* YOUR OBJECTIVE
Below are entries; repeat exactly, and nothing else, the lines from the one holding "Rebuild this chart" through the one holding "from bokeh.resources import INLINE", inclusive. Leave the pictures out.
## Start
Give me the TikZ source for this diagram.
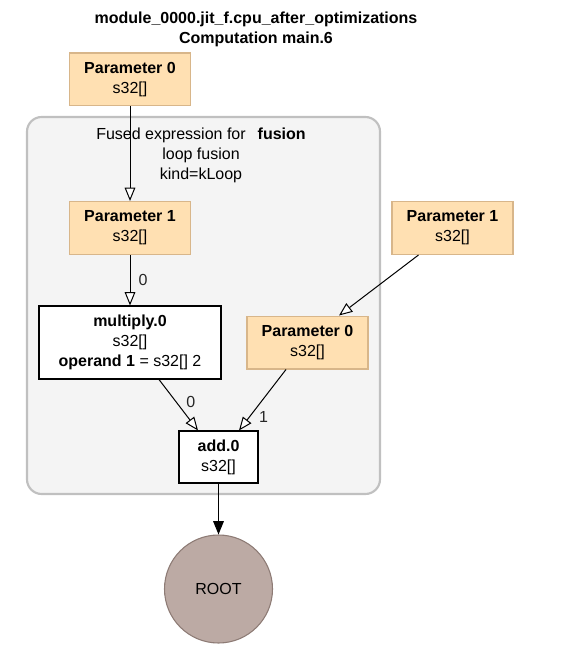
\documentclass[tikz,border=0pt]{standalone}
\usepackage{fontspec}
\setmainfont{Liberation Sans}
\usetikzlibrary{arrows.meta,calc}
\definecolor{pfill}{HTML}{FFE0B2}
\definecolor{pdraw}{HTML}{D8B68A}
\definecolor{cfill}{HTML}{F4F4F4}
\definecolor{cdraw}{HTML}{C0C0C0}
\definecolor{rfill}{HTML}{BCAAA4}
\definecolor{rdraw}{HTML}{8D7B75}
\begin{document}
\begin{tikzpicture}[x=0.75pt,y=-0.75pt,
  every node/.style={font=\fontsize{12}{15}\selectfont, inner sep=0pt, align=center},
  param/.style={rectangle, draw=pdraw, fill=pfill, line width=1pt, minimum width=90.75pt, minimum height=39.5pt},
  opbox/.style={rectangle, draw=black, fill=white, line width=0.8pt},
  openarrow/.style={-{Triangle[fill=white,length=10pt,width=8pt]}, line width=0.75pt},
  filledarrow/.style={-{Triangle[length=10pt,width=8pt]}, line width=0.75pt},
  elabel/.style={font=\fontsize{12}{12}\selectfont, text=black!85}]
\useasboundingbox (0,0) rectangle (560,648);
\node[draw=cdraw, fill=cfill, line width=1.6pt, rounded corners=11pt, minimum width=264.75pt, minimum height=282.75pt] (cluster) at (203.5,305.5) {};
\node (title) at (256,29) {\textbf{module\_0000.jit\_f.cpu\_after\_optimizations}\\\textbf{Computation main.6}};
\node[param] (p0) at (130,79.5) {\textbf{Parameter 0}\\s32[]};
\node (clabel) at (201,155) {Fused expression for\hspace{9pt}\textbf{fusion}\\loop fusion\\kind=kLoop};
\node[param] (p1in) at (130,228) {\textbf{Parameter 1}\\s32[]};
\node[param] (p1out) at (452.5,228) {\textbf{Parameter 1}\\s32[]};
\node[opbox, minimum width=136.5pt, minimum height=54.75pt] (mul) at (130,342.5) {\textbf{multiply.0}\\s32[]\\\textbf{operand 1} = s32[] 2};
\node[param] (p0in) at (307.5,342.5) {\textbf{Parameter 0}\\s32[]};
\node[opbox, minimum width=59.25pt, minimum height=39pt] (add) at (218.5,457) {\textbf{add.0}\\s32[]};
\node[circle, fill=rfill, draw=rdraw, line width=0.8pt, minimum size=81pt] (root) at (218.5,589) {ROOT};
\draw[openarrow] (p0) -- (p1in);
\draw[openarrow] (p1in) -- node[elabel, pos=0.5, anchor=west, xshift=6pt] {0} (mul);
\draw[openarrow] ($(mul.south)+(29,0)$) -- node[elabel, pos=0.45, anchor=west, xshift=7pt] {0} ($(add.north)+(-20.5,0)$);
\draw[openarrow] ($(p0in.south)+(-21.5,0)$) -- node[elabel, pos=0.78, anchor=west, xshift=7pt] {1} ($(add.north)+(20.5,0)$);
\draw[openarrow] ($(p1out.south)+(-34,0)$) -- ($(p0in.north)+(31.5,0)$);
\draw[filledarrow] (add) -- (root);
\end{tikzpicture}
\end{document}
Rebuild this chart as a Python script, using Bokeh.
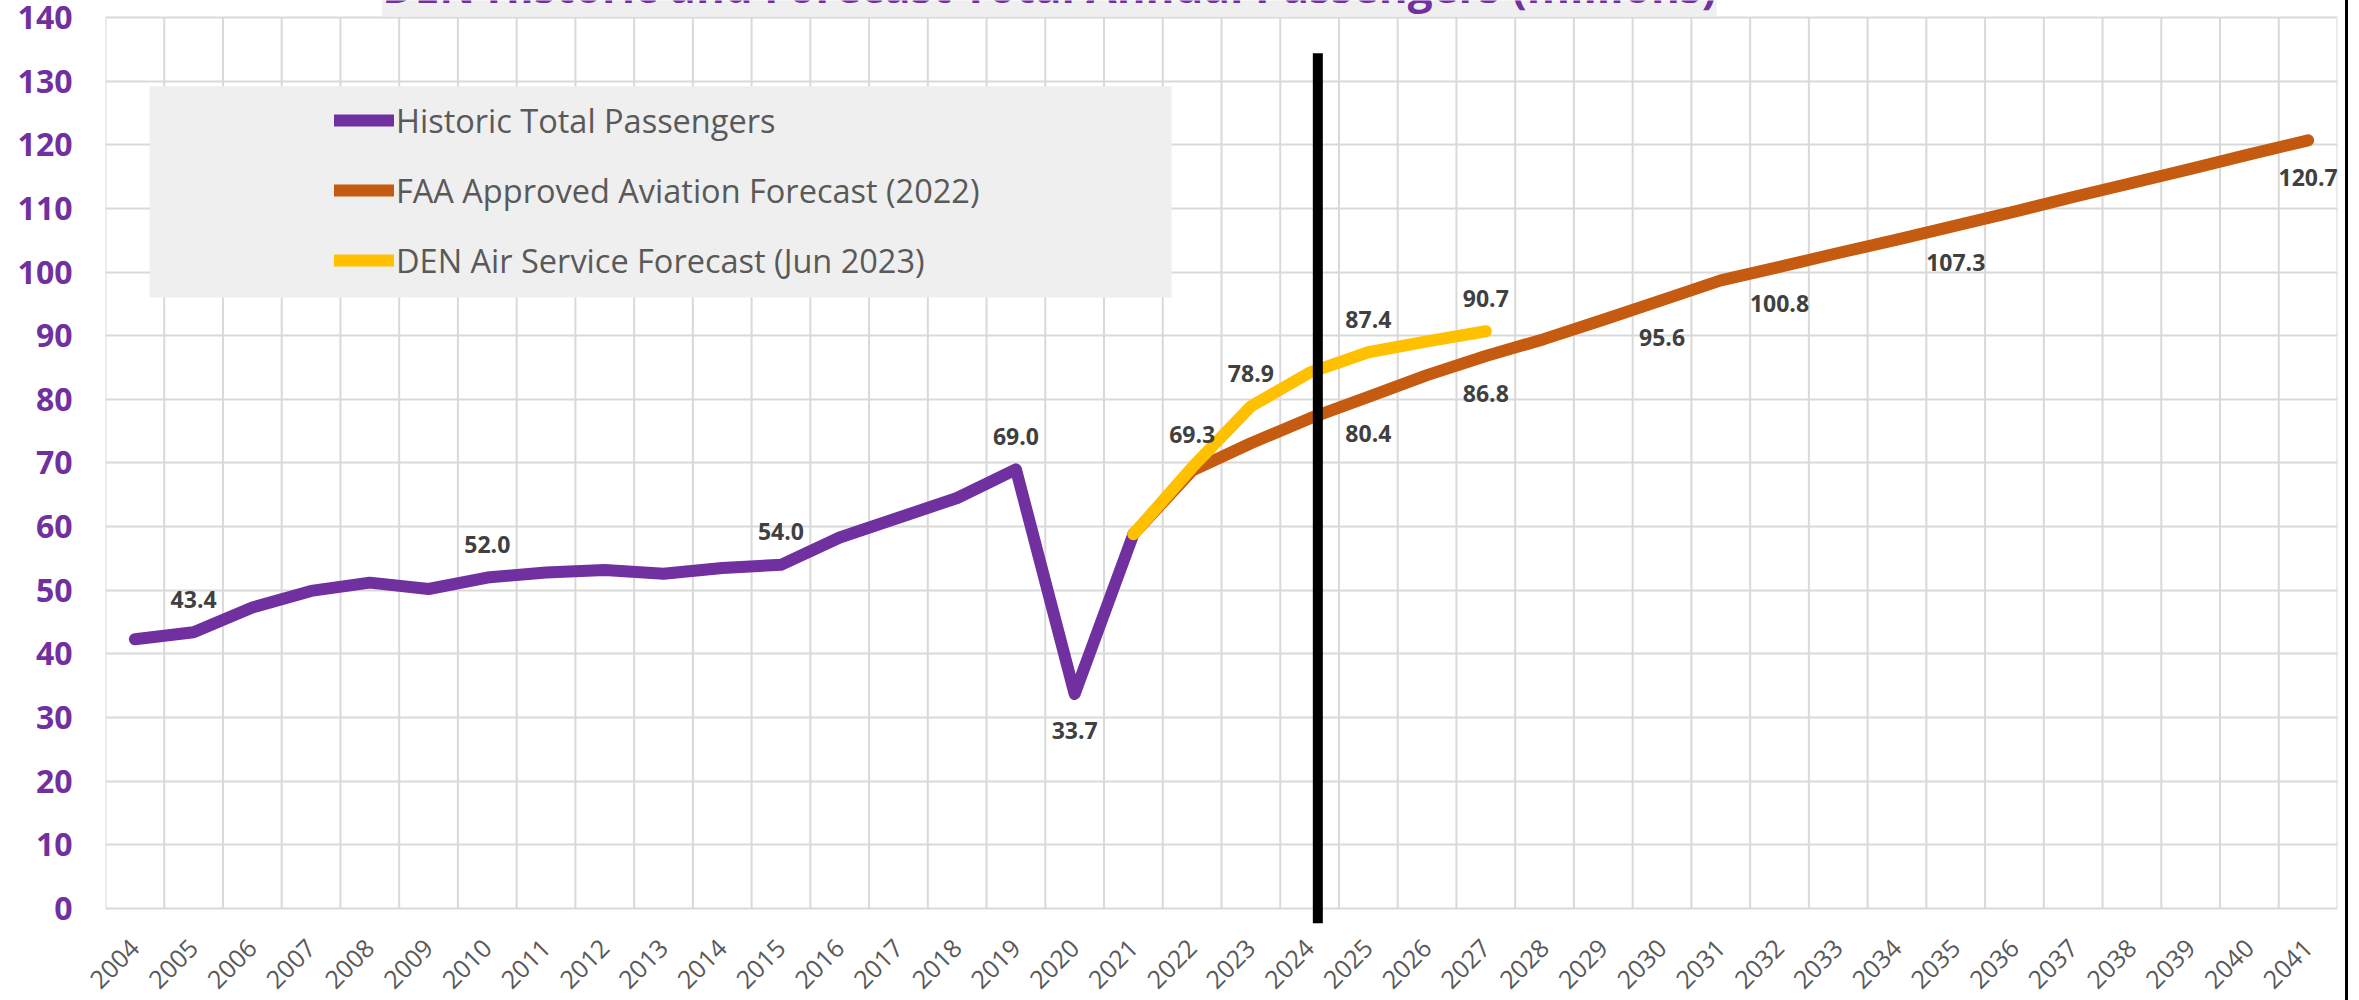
import math
from bokeh.plotting import figure
from bokeh.models import (Range1d, FixedTicker, Legend, LegendItem, Label,
                          BoxAnnotation, ColumnDataSource)
from bokeh.core.properties import value
from bokeh.embed import file_html
from bokeh.resources import INLINE

# ---------------- data ----------------
title_text = "DEN Historic and Forecast Total Annual Passengers (millions)"
series_names = ["Historic Total Passengers",
                "FAA Approved Aviation Forecast (2022)",
                "DEN Air Service Forecast (Jun 2023)"]
years = list(range(2004, 2042))
year_labels = [str(y) for y in years]

hist_years = list(range(2004, 2022))
hist_values = [42.3, 43.4, 47.3, 49.9, 51.2, 50.2, 52.0, 52.8, 53.2, 52.6,
               53.5, 54.0, 58.3, 61.4, 64.5, 69.0, 33.7, 58.8]

faa_years = list(range(2021, 2042))
faa_values = [58.8, 68.8, 73.1, 77.0, 80.4, 83.8, 86.8, 89.5, 92.5, 95.6,
              98.7, 100.8, 103.0, 105.1, 107.3, 109.5, 111.8, 114.0, 116.2,
              118.5, 120.7]

den_years = list(range(2021, 2028))
den_values = [58.8, 69.3, 78.9, 84.2, 87.4, 89.1, 90.7]

hist_label_above = [2005, 2010, 2015, 2019]
hist_label_below = [2020]
faa_label_below = [2025, 2027, 2030, 2032, 2035, 2041]
den_label_above = [2022, 2023, 2025, 2027]

y_ticks = list(range(0, 141, 10))
today_marker_x = 2024.14
today_marker_top = 134.4
today_marker_bottom = -2.36
view_top = 142.67   # a little white space above the 140 grid line

# ---------------- styles ----------------
PURPLE = "#7030A0"
ORANGE = "#C55A11"
YELLOW = "#FFC000"
GRID = "#D9D9D9"
FONT = "Open Sans"

p = figure(width=2348, height=1000, output_backend="svg", toolbar_location=None,
           title=None,
           x_range=Range1d(years[0] - 0.5, years[-1] + 0.5),
           y_range=Range1d(today_marker_bottom, view_top),
           min_border_left=105, min_border_right=11, min_border_top=0,
           min_border_bottom=77)
p.styles = {"border-right": "3px solid black"}
p.outline_line_color = None
p.background_fill_color = "white"
p.border_fill_color = "white"

# vertical grid lines between categories (from the 0 line to the 140 line)
p.xgrid.visible = False
bounds = [y - 0.5 for y in years] + [years[-1] + 0.5]
p.segment(x0=bounds, y0=[y_ticks[0]] * len(bounds), x1=bounds,
          y1=[y_ticks[-1]] * len(bounds), line_color=GRID, line_width=2)
p.ygrid.ticker = FixedTicker(ticks=y_ticks)
p.ygrid.grid_line_color = GRID
p.ygrid.grid_line_width = 2

# axes
p.xaxis.ticker = FixedTicker(ticks=years)
p.xaxis.major_label_overrides = {y: lab for y, lab in zip(years, year_labels)}
p.xaxis.major_label_orientation = math.pi / 4
p.xaxis.major_label_text_font = FONT
p.xaxis.major_label_text_font_size = "25px"
p.xaxis.major_label_text_color = "#595959"
p.xaxis.major_label_standoff = 20
p.yaxis.ticker = FixedTicker(ticks=y_ticks)
p.yaxis.major_label_text_font = FONT
p.yaxis.major_label_text_font_style = "bold"
p.yaxis.major_label_text_font_size = "32px"
p.yaxis.major_label_text_color = PURPLE
p.yaxis.major_label_standoff = 33
for ax in (p.xaxis, p.yaxis):
    ax.axis_line_color = None
    ax.major_tick_line_color = None
    ax.minor_tick_line_color = None
    ax.major_tick_out = 0
    ax.major_tick_in = 0
    ax.minor_tick_out = 0
    ax.minor_tick_in = 0

# lines
r_hist = p.line(hist_years, hist_values, line_color=PURPLE, line_width=12,
                line_cap="round", line_join="round")
r_faa = p.line(faa_years, faa_values, line_color=ORANGE, line_width=12,
               line_cap="round", line_join="round")
r_den = p.line(den_years, den_values, line_color=YELLOW, line_width=12,
               line_cap="round", line_join="round")

# current-year marker
p.segment(x0=[today_marker_x], y0=[today_marker_bottom], x1=[today_marker_x],
          y1=[today_marker_top], line_color="black", line_width=10)

# data labels
def label_source(xs, ys, picks):
    sel = [(x, v) for x, v in zip(xs, ys) if x in picks]
    return ColumnDataSource(dict(x=[s[0] for s in sel], y=[s[1] for s in sel],
                                 t=[f"{s[1]:.1f}" for s in sel]))

lab_kw = dict(text="t", text_font=value(FONT), text_font_style="bold",
              text_font_size="23px", text_color="#404040",
              text_align="center", text_baseline="middle")
p.text(x="x", y="y", source=label_source(hist_years, hist_values, hist_label_above),
       y_offset=-33, **lab_kw)
p.text(x="x", y="y", source=label_source(hist_years, hist_values, hist_label_below),
       y_offset=36, **lab_kw)
p.text(x="x", y="y", source=label_source(faa_years, faa_values, faa_label_below),
       y_offset=37, **lab_kw)
p.text(x="x", y="y", source=label_source(den_years, den_values, den_label_above),
       y_offset=-33, **lab_kw)

# legend background and legend
p.add_layout(BoxAnnotation(left=2004.25, right=2021.65, bottom=96.0, top=129.2,
                           fill_color="#EFEFEF", fill_alpha=1.0, line_color=None))
legend = Legend(items=[LegendItem(label=series_names[0], renderers=[r_hist]),
                       LegendItem(label=series_names[1], renderers=[r_faa]),
                       LegendItem(label=series_names[2], renderers=[r_den])],
                location=(229, 638), orientation="vertical",
                background_fill_alpha=0, border_line_color=None,
                padding=10, margin=0, spacing=20,
                label_height=50, glyph_height=50, glyph_width=60,
                label_standoff=2, label_text_font=FONT,
                label_text_font_size="32.5px", label_text_color="#595959")
p.add_layout(legend)

# title (cut off at the top, as in the source image)
p.add_layout(Label(x=2019.57, y=140.2, text=title_text, text_align="center",
                   text_baseline="bottom", text_font=FONT, text_font_style="bold",
                   text_font_size="44px", text_color=PURPLE,
                   background_fill_color="#EFEFEF"))

open("out.html", "w").write(file_html(p, INLINE))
## End
* CORRECT RESPONSE
Rebuild this chart as a Python script, using Bokeh.
import math
from bokeh.plotting import figure
from bokeh.models import (Range1d, FixedTicker, Legend, LegendItem, Label,
                          BoxAnnotation, ColumnDataSource)
from bokeh.core.properties import value
from bokeh.embed import file_html
from bokeh.resources import INLINE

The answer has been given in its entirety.